(Entries with chart source code)
+---+

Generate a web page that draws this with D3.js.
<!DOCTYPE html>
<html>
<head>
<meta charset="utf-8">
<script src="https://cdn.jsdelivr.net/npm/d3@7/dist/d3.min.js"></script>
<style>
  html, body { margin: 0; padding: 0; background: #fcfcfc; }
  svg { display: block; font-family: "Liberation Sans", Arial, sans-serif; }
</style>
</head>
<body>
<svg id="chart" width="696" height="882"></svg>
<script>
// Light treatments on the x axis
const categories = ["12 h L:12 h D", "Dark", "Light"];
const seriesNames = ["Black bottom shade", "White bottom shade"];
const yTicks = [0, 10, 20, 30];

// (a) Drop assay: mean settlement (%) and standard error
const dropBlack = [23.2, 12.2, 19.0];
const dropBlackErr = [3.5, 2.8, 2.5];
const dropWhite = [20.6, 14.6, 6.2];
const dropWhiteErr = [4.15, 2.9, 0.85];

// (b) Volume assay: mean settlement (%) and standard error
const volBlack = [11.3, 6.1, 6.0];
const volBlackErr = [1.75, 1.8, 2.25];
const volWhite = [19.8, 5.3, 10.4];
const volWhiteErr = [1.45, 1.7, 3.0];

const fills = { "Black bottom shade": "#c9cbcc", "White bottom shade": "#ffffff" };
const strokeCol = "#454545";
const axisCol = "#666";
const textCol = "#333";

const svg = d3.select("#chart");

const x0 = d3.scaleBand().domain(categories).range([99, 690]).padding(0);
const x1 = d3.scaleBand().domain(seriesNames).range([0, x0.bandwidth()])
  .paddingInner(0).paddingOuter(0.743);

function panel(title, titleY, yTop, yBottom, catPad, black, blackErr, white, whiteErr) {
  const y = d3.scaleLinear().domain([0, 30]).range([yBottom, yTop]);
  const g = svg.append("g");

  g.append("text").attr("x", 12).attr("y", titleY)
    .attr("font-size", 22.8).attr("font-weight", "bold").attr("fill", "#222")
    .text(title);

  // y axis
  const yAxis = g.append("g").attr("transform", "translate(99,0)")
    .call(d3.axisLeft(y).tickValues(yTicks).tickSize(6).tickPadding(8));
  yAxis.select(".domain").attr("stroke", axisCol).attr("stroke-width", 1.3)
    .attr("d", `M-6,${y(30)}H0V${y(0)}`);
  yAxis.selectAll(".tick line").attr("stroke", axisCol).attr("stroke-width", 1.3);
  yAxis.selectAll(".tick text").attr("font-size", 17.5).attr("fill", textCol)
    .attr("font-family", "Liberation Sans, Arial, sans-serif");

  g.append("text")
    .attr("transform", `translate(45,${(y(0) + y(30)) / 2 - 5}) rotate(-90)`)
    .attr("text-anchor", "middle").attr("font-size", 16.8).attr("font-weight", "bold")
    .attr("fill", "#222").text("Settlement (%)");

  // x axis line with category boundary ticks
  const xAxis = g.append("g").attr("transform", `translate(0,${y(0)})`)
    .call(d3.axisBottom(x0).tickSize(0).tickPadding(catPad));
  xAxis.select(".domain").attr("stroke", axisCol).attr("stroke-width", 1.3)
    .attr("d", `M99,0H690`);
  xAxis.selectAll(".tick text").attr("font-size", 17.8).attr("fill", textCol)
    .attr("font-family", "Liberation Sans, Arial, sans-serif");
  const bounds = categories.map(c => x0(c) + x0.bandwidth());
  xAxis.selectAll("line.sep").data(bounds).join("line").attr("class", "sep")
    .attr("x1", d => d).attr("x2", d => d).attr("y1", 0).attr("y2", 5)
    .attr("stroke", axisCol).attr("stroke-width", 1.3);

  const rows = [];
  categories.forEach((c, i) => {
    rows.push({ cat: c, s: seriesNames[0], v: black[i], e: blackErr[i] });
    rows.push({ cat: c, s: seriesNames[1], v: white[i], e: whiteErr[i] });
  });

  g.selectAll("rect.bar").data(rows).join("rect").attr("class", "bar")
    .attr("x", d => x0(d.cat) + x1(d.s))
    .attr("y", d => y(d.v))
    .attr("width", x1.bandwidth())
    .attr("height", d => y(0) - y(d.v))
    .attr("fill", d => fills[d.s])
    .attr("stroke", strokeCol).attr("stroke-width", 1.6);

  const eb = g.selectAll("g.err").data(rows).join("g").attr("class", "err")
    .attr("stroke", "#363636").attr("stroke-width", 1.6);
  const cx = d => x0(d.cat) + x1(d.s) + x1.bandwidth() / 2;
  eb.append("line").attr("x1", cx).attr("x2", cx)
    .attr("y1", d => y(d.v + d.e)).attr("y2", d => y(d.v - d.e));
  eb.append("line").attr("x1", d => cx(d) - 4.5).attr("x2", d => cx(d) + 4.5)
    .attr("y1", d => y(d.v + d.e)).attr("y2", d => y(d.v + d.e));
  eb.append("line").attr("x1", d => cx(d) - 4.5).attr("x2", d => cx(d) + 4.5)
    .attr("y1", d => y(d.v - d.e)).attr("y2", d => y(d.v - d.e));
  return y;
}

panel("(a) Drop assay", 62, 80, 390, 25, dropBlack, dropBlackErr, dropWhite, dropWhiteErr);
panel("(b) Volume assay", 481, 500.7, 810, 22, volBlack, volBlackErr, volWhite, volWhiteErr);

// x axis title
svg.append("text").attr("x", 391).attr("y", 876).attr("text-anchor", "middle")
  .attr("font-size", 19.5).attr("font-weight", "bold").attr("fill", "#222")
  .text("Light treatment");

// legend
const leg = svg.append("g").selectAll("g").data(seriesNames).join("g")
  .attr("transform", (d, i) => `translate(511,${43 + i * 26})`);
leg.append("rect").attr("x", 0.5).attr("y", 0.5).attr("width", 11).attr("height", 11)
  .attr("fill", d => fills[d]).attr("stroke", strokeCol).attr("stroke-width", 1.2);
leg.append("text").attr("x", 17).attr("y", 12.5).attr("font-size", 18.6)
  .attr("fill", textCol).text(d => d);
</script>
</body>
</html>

+---+

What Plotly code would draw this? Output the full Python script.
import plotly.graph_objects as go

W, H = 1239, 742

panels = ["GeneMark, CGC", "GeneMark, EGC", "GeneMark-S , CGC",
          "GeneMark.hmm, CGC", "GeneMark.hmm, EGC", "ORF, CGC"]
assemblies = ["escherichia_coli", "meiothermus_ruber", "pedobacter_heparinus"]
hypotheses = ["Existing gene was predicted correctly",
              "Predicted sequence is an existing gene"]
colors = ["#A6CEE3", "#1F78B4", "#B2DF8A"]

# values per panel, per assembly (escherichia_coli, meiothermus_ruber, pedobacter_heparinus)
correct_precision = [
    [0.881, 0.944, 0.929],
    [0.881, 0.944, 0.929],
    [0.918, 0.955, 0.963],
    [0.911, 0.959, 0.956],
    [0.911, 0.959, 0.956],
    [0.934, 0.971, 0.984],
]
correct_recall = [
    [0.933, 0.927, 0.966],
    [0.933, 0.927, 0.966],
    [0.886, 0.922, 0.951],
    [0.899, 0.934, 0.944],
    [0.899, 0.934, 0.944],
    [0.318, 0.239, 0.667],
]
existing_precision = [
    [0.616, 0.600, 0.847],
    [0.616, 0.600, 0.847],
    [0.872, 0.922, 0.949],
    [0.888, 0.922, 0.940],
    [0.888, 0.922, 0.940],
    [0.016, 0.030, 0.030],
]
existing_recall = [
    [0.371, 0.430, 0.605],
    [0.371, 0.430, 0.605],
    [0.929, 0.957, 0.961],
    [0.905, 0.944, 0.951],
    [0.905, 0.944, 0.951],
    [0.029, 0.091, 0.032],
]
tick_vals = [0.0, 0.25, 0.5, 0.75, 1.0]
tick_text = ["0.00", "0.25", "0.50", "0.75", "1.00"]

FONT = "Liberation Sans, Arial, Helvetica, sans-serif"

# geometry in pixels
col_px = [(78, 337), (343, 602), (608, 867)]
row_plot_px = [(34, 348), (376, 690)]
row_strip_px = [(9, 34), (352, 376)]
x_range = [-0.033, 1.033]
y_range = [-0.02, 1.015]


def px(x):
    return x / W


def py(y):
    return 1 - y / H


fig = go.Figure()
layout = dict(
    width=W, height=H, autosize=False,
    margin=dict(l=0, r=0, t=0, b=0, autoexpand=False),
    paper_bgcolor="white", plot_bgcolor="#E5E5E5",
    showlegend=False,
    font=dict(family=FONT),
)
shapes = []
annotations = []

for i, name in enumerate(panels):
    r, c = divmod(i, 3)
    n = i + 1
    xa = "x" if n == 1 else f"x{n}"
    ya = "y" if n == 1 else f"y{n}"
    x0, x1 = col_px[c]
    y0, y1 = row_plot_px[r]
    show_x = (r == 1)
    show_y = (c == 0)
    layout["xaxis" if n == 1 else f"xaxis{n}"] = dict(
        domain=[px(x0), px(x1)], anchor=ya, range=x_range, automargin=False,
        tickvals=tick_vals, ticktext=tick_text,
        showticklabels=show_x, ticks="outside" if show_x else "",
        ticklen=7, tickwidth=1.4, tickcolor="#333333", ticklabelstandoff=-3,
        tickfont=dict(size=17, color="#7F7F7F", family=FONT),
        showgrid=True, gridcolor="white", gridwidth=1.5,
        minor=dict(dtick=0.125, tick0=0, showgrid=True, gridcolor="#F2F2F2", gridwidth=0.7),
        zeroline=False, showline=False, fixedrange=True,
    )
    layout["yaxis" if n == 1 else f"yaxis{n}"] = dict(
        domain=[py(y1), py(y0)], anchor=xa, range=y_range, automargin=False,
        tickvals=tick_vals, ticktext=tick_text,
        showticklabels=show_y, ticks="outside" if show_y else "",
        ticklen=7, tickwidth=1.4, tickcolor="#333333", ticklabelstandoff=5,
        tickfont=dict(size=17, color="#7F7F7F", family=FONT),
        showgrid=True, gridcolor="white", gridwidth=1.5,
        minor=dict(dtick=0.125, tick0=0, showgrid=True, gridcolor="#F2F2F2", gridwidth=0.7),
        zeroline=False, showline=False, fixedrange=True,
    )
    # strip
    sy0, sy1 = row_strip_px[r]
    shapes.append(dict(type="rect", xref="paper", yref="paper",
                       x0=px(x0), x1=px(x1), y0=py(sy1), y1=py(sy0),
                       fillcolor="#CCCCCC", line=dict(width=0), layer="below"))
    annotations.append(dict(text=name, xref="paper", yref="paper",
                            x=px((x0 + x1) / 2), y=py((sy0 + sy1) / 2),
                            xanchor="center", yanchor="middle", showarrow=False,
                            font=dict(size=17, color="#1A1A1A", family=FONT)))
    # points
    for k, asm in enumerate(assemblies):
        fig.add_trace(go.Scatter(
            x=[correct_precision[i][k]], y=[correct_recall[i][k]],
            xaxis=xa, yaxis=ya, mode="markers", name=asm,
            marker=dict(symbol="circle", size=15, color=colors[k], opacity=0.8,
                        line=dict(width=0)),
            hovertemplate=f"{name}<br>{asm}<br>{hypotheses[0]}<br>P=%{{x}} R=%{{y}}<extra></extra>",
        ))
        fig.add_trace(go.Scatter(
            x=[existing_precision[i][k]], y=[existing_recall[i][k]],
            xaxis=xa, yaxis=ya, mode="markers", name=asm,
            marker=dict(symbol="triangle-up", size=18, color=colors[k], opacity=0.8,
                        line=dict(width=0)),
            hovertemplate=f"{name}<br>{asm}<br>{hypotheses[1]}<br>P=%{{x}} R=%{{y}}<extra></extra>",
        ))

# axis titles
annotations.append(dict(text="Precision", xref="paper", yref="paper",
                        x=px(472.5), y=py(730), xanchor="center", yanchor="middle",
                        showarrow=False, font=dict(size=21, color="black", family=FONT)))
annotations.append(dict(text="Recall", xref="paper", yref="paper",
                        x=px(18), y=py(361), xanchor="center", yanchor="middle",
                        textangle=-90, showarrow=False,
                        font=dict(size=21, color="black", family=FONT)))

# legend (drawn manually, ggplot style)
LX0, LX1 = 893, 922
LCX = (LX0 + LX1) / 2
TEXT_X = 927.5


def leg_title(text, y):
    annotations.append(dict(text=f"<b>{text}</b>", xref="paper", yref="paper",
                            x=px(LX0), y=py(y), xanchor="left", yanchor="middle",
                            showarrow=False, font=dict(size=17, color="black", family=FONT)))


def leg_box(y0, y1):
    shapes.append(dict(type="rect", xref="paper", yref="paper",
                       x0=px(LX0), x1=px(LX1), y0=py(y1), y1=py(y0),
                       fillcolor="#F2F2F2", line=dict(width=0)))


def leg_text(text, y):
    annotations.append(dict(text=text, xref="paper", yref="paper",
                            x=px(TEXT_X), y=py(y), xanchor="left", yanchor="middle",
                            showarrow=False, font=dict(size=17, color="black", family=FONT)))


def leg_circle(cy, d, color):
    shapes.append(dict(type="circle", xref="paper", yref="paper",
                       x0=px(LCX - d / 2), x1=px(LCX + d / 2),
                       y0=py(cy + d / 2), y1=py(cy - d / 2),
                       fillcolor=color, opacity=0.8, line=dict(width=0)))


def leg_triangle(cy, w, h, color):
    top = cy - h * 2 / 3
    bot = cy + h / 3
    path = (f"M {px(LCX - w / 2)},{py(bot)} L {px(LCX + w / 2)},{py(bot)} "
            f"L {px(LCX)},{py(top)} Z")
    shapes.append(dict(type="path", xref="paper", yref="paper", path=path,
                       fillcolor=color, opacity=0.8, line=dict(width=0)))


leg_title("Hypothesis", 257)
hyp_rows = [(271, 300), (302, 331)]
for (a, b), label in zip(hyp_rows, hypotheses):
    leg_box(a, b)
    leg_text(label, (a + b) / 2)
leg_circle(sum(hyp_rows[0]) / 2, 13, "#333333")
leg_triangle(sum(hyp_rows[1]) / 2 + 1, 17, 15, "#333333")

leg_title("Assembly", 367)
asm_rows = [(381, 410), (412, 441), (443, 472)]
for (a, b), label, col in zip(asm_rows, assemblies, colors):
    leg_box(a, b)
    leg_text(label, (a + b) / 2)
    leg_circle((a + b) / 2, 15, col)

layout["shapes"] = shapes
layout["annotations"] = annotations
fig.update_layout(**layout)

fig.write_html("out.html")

+---+

§ Set task
Extract, word for word, every line beginning with the one that holds "What Plotly code" and concluding with the one that holds "W, H = 1239, 742". Include both of those lines.

§ Result of this task
What Plotly code would draw this? Output the full Python script.
import plotly.graph_objects as go

W, H = 1239, 742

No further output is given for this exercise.